Mientras los pensadores revuelven en las ideas de McLuhan sobre la aldea global y los científicos revisan las intuiciones de Einstein, en el bucle inacabado de un siglo XX tan intenso intelectualmente que ya dura casi ciento veinte años, la electricidad, aquella aplicación desarrollada por Tesla y Edison, se nos revela como la invención más imprescindible que se ha dado a sí misma la humanidad. Tanto, que resulta difícil imaginar la sociedad actual sin su ubicua y constante presencia.

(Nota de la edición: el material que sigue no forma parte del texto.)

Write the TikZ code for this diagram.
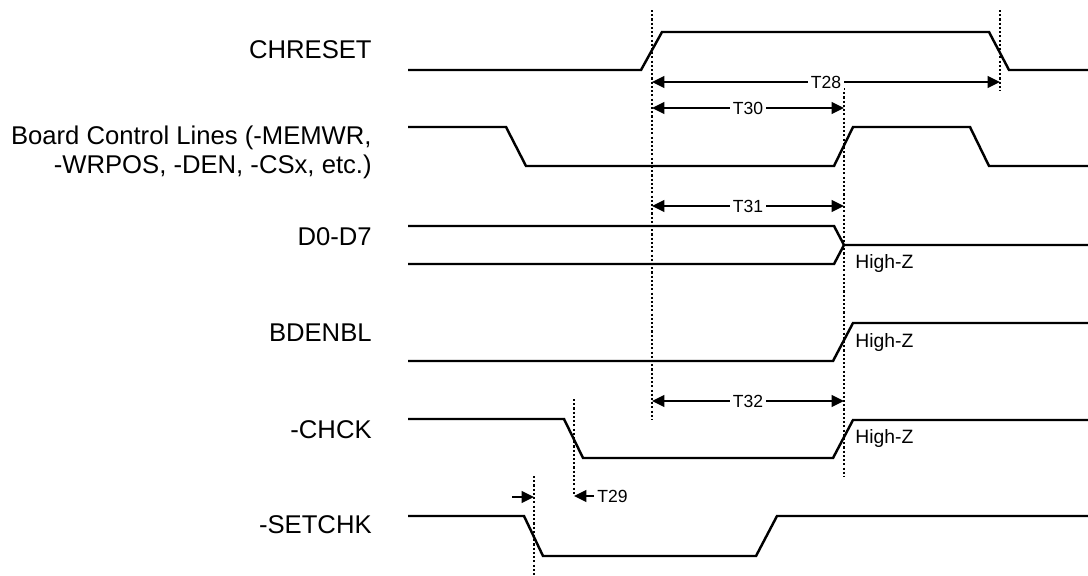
\documentclass[tikz,border=0pt]{standalone}
\usepackage{fontspec}
\setmainfont{Liberation Sans}
\usepackage{tikz}
\usetikzlibrary{arrows.meta,positioning,calc}
\tikzset{
  wave/.style={line width=1.4pt,line join=miter},
  guide/.style={line width=1.5pt,dash pattern=on 1.2pt off 1.2pt},
  timearr/.style={{Triangle[length=7pt,width=6.5pt]}-{Triangle[length=7pt,width=6.5pt]},line width=1.4pt},
  halfarr/.style={-{Triangle[length=7pt,width=6.5pt]},line width=1.4pt},
  siglabel/.style={anchor=east,align=right,inner sep=0pt,
                   font=\fontsize{14.6}{16.5}\selectfont},
  tlabel/.style={fill=white,inner sep=1.5pt,font=\fontsize{10}{11}\selectfont},
  hizlabel/.style={anchor=west,inner sep=0pt,font=\fontsize{11}{12}\selectfont}
}
\begin{document}
\begin{tikzpicture}[x=0.02cm,y=-0.02cm]
  \useasboundingbox (0,0) rectangle (1088,575);

  % signal names
  \node[siglabel] (chreset) at (372,50) {CHRESET};
  \node[siglabel] (board) at (372,152) {Board Control Lines (-MEMWR,\\-WRPOS, -DEN, -CSx, etc.)};
  \node[siglabel] (data) at (372,237) {D0-D7};
  \node[siglabel] (bdenbl) at (372,333) {BDENBL};
  \node[siglabel] (chck) at (372,430) {-CHCK};
  \node[siglabel] (setchk) at (372,525) {-SETCHK};

  % waveforms
  \draw[wave] (408,70) -- (641,70) -- (662,32) -- (989,32) -- (1009,70) -- (1088,70);
  \draw[wave] (408,127) -- (506,127) -- (526,166) -- (834,166) -- (853,127)
              -- (970,127) -- (989,166) -- (1088,166);
  \draw[wave] (408,226) -- (834,226) -- (844,245) -- (1088,245);
  \draw[wave] (408,264) -- (834,264) -- (844,245);
  \draw[wave] (408,361) -- (833,361) -- (853,323) -- (1088,323);
  \draw[wave] (408,419) -- (564,419) -- (583,458) -- (833,458) -- (853,420) -- (1088,420);
  \draw[wave] (408,516) -- (524,516) -- (543,556) -- (756,556) -- (777,516) -- (1088,516);

  \node[hizlabel] (hiz1) at (855,263) {High-Z};
  \node[hizlabel] (hiz2) at (855,342) {High-Z};
  \node[hizlabel] (hiz3) at (855,438) {High-Z};

  % reference edges
  \coordinate (g1a) at (652,10);   \coordinate (g1b) at (652,420);
  \coordinate (g2a) at (844,88);   \coordinate (g2b) at (844,477);
  \coordinate (g3a) at (1000,10);  \coordinate (g3b) at (1000,91);
  \coordinate (g4a) at (574,399);  \coordinate (g4b) at (574,495);
  \coordinate (g5a) at (534,476);  \coordinate (g5b) at (534,575);
  \draw[guide] (g1a) -- (g1b);
  \draw[guide] (g2a) -- (g2b);
  \draw[guide] (g3a) -- (g3b);
  \draw[guide] (g4a) -- (g4b);
  \draw[guide] (g5a) -- (g5b);

  % timing parameters
  \coordinate (t28l) at (652,82);  \coordinate (t28r) at (1000,82);
  \coordinate (t30l) at (652,108); \coordinate (t30r) at (844,108);
  \coordinate (t31l) at (652,206); \coordinate (t31r) at (844,206);
  \coordinate (t32l) at (652,401); \coordinate (t32r) at (844,401);
  \draw[timearr] (t28l) -- node[tlabel] (t28) {T28} (t28r);
  \draw[timearr] (t30l) -- node[tlabel] (t30) {T30} (t30r);
  \draw[timearr] (t31l) -- node[tlabel] (t31) {T31} (t31r);
  \draw[timearr] (t32l) -- node[tlabel] (t32) {T32} (t32r);

  \node[anchor=west,inner sep=0pt,font=\fontsize{10}{11}\selectfont] (t29) at (597,496) {T29};
  \coordinate (t29a) at (594,496); \coordinate (t29b) at (574,496);
  \coordinate (t29c) at (512,497); \coordinate (t29d) at (534,497);
  \draw[halfarr] (t29a) -- (t29b);
  \draw[halfarr] (t29c) -- (t29d);
\end{tikzpicture}
\end{document}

Y con un grado de dependencia tal que, sin catastrofismos en el horizonte, tal vez deberíamos detenernos a reflexionar colectivamente sobre ello.

Todavía queda viva gente de una generación que, sin llegar a estas condiciones extremas que estamos imaginando, sobrevivió en un mundo con un voltaje de 125 vatios, bombillas que ensombrecían la luz y aparatos de radio de ondas media y larga como toda compañía, donde se sintonizaba Radio Andorra entre chasquidos y emisoras con música árabe como salida de los relatos de Las mil y una noches. Esos supervivientes albergan una experiencia vital utilísima que todavía no ha caído en el olvido pero comienza a ser materia de etnografía. Iluminémonos, mientras sea posible, con esa luz de los mayores. Retroiluminémonos un poco.